We downloaded all SARS-CoV-2 genomes with Pango designations (v1.2.32) available on GISAID on 05th July 2021 (n = 458,622). The genomes were aligned against a reference genome for SARS-CoV-2 (Genbank accession ID = NC_045512; Wuhan-Hu-1) using minimap2 v2.17 [8] and were scaffolded and padded to full-length genome alignments using gofasta (https://github.com/cov-ert/gofasta). Using the Genbank features annotations (accession ID: NC_045512; gene ID: 43740568), we extracted the spike gene nucleotide sequences from the full alignment (genome positions 21,562 to 25,384), resulting in alignments of length 3822 nucleotides. For each spike nucleotide sequence (SNS) in the alignment, spike ambiguity content was calculated as the proportion of bases present in the spike sequence that was not A, C, G, T, or a gap, and so includes both N and non-N ambiguities in the calculation. Only genomes with complete spike proteins (i.e. no ambiguous bases) were included in subsequent analysis, resulting in 345,356 sequences being included in the analysis (78% of designated sequences). Of the Pango lineages in the dataset, 8 of these lineages had no representative sequences with complete spike protein sequences and were not included in subsequent analysis, leaving 1296 lineages with complete representative spike proteins, GISAID accession numbers supplied in Additional file 1.

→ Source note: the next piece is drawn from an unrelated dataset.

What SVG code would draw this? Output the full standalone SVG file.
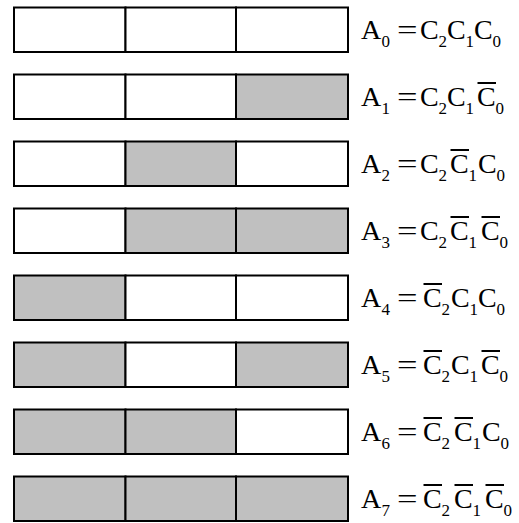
<svg xmlns="http://www.w3.org/2000/svg" width="519" height="523" viewBox="0 0 519 523">
<style>
.c{fill:#fff;stroke:#000;stroke-width:2}
.g{fill:#c0c0c0;stroke:#000;stroke-width:2}
.t{font-family:"Liberation Serif","Times New Roman",serif;font-size:28px;fill:#000}
.s{font-family:"Liberation Serif","Times New Roman",serif;font-size:17px;fill:#000}
.o{stroke:#000;stroke-width:2}
</style>
<rect width="519" height="523" fill="#fff"/>
<defs>
<text id="eq" class="t" transform="scale(1.3,1)">=</text>
</defs>
<g id="row0">
<rect class="c" x="14" y="7.5" width="111.5" height="44.5"/><rect class="c" x="125.5" y="7.5" width="110.5" height="44.5"/><rect class="c" x="236" y="7.5" width="112" height="44.5"/>
<text class="t" x="361" y="39">A</text><text class="s" x="381.5" y="47">0</text>
<use href="#eq" x="397" y="39"/>
<text class="t" x="420" y="39">C</text><text class="s" x="438.5" y="47">2</text>
<text class="t" x="447" y="39">C</text><text class="s" x="465.5" y="47">1</text>
<text class="t" x="474" y="39">C</text><text class="s" x="492.5" y="47">0</text>
</g>
<g id="row1">
<rect class="c" x="14" y="74.5" width="111.5" height="44.5"/><rect class="c" x="125.5" y="74.5" width="110.5" height="44.5"/><rect class="g" x="236" y="74.5" width="112" height="44.5"/>
<text class="t" x="361" y="106">A</text><text class="s" x="381.5" y="114">1</text>
<use href="#eq" x="397" y="106"/>
<text class="t" x="420" y="106">C</text><text class="s" x="438.5" y="114">2</text>
<text class="t" x="447" y="106">C</text><text class="s" x="465.5" y="114">1</text>
<text class="t" x="477" y="106">C</text><text class="s" x="495.5" y="114">0</text>
<line class="o" x1="477.5" y1="83" x2="496" y2="83"/>
</g>
<g id="row2">
<rect class="c" x="14" y="141.5" width="111.5" height="44.5"/><rect class="g" x="125.5" y="141.5" width="110.5" height="44.5"/><rect class="c" x="236" y="141.5" width="112" height="44.5"/>
<text class="t" x="361" y="173">A</text><text class="s" x="381.5" y="181">2</text>
<use href="#eq" x="397" y="173"/>
<text class="t" x="420" y="173">C</text><text class="s" x="438.5" y="181">2</text>
<text class="t" x="450" y="173">C</text><text class="s" x="468.5" y="181">1</text>
<text class="t" x="478" y="173">C</text><text class="s" x="496.5" y="181">0</text>
<line class="o" x1="450.5" y1="150" x2="469" y2="150"/>
</g>
<g id="row3">
<rect class="c" x="14" y="208.5" width="111.5" height="44.5"/><rect class="g" x="125.5" y="208.5" width="110.5" height="44.5"/><rect class="g" x="236" y="208.5" width="112" height="44.5"/>
<text class="t" x="361" y="240">A</text><text class="s" x="381.5" y="248">3</text>
<use href="#eq" x="397" y="240"/>
<text class="t" x="420" y="240">C</text><text class="s" x="438.5" y="248">2</text>
<text class="t" x="450" y="240">C</text><text class="s" x="468.5" y="248">1</text>
<text class="t" x="481" y="240">C</text><text class="s" x="499.5" y="248">0</text>
<line class="o" x1="450.5" y1="217" x2="469" y2="217"/>
<line class="o" x1="481.5" y1="217" x2="500" y2="217"/>
</g>
<g id="row4">
<rect class="g" x="14" y="275.5" width="111.5" height="44.5"/><rect class="c" x="125.5" y="275.5" width="110.5" height="44.5"/><rect class="c" x="236" y="275.5" width="112" height="44.5"/>
<text class="t" x="361" y="307">A</text><text class="s" x="381.5" y="315">4</text>
<use href="#eq" x="397" y="307"/>
<text class="t" x="423" y="307">C</text><text class="s" x="441.5" y="315">2</text>
<text class="t" x="451" y="307">C</text><text class="s" x="469.5" y="315">1</text>
<text class="t" x="478" y="307">C</text><text class="s" x="496.5" y="315">0</text>
<line class="o" x1="423.5" y1="284" x2="442" y2="284"/>
</g>
<g id="row5">
<rect class="g" x="14" y="342.5" width="111.5" height="44.5"/><rect class="c" x="125.5" y="342.5" width="110.5" height="44.5"/><rect class="g" x="236" y="342.5" width="112" height="44.5"/>
<text class="t" x="361" y="374">A</text><text class="s" x="381.5" y="382">5</text>
<use href="#eq" x="397" y="374"/>
<text class="t" x="423" y="374">C</text><text class="s" x="441.5" y="382">2</text>
<text class="t" x="451" y="374">C</text><text class="s" x="469.5" y="382">1</text>
<text class="t" x="481" y="374">C</text><text class="s" x="499.5" y="382">0</text>
<line class="o" x1="423.5" y1="351" x2="442" y2="351"/>
<line class="o" x1="481.5" y1="351" x2="500" y2="351"/>
</g>
<g id="row6">
<rect class="g" x="14" y="409.5" width="111.5" height="44.5"/><rect class="g" x="125.5" y="409.5" width="110.5" height="44.5"/><rect class="c" x="236" y="409.5" width="112" height="44.5"/>
<text class="t" x="361" y="441">A</text><text class="s" x="381.5" y="449">6</text>
<use href="#eq" x="397" y="441"/>
<text class="t" x="423" y="441">C</text><text class="s" x="441.5" y="449">2</text>
<text class="t" x="454" y="441">C</text><text class="s" x="472.5" y="449">1</text>
<text class="t" x="482" y="441">C</text><text class="s" x="500.5" y="449">0</text>
<line class="o" x1="423.5" y1="418" x2="442" y2="418"/>
<line class="o" x1="454.5" y1="418" x2="473" y2="418"/>
</g>
<g id="row7">
<rect class="g" x="14" y="476.5" width="111.5" height="44.5"/><rect class="g" x="125.5" y="476.5" width="110.5" height="44.5"/><rect class="g" x="236" y="476.5" width="112" height="44.5"/>
<text class="t" x="361" y="508">A</text><text class="s" x="381.5" y="516">7</text>
<use href="#eq" x="397" y="508"/>
<text class="t" x="423" y="508">C</text><text class="s" x="441.5" y="516">2</text>
<text class="t" x="454" y="508">C</text><text class="s" x="472.5" y="516">1</text>
<text class="t" x="485" y="508">C</text><text class="s" x="503.5" y="516">0</text>
<line class="o" x1="423.5" y1="485" x2="442" y2="485"/>
<line class="o" x1="454.5" y1="485" x2="473" y2="485"/>
<line class="o" x1="485.5" y1="485" x2="504" y2="485"/>
</g>
<g id="connectors"></g>
</svg>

Identification of consensus spike haplotypes

To identify consensus spike haplotypes and lineage sets, we first mapped the whole genome sequences of the 345,356 genomes identified above against the Wuhan/WHO4/2020 genome (GISAID accession = EPI_ISL_406801) which is a high quality, early, example of lineage A. Using the resulting output alignment file, we identified all non-synonymous mutations, synonymous nucleotide mutations, and insertions and deletions using gofasta (https://github.com/cov-ert/gofasta). We subsequently retained only mutations in the spike protein from these records. Using the Pango sequence designation list (v1.2.32; https://github.com/cov-lineages/pango-designation/blob/master/lineages.csv) we recorded the list of spike mutations observed in each lineage, and the relative frequency of each mutation within each lineage. These lists were then used to calculate a consensus spike haplotype (CSH) for each lineage. Specifically, spike mutations were included in the CSH if they were observed in >X% of the sequences designated to that lineage. Finally, we used the CSHs for each lineage to create lineage sets. These were generated by placing all lineages with the same CSH in the same lineage set. Finally, a unique alphanumeric identifier was generated for each set using the MD5 hash algorithm to allow concise and accurate referencing of the sets.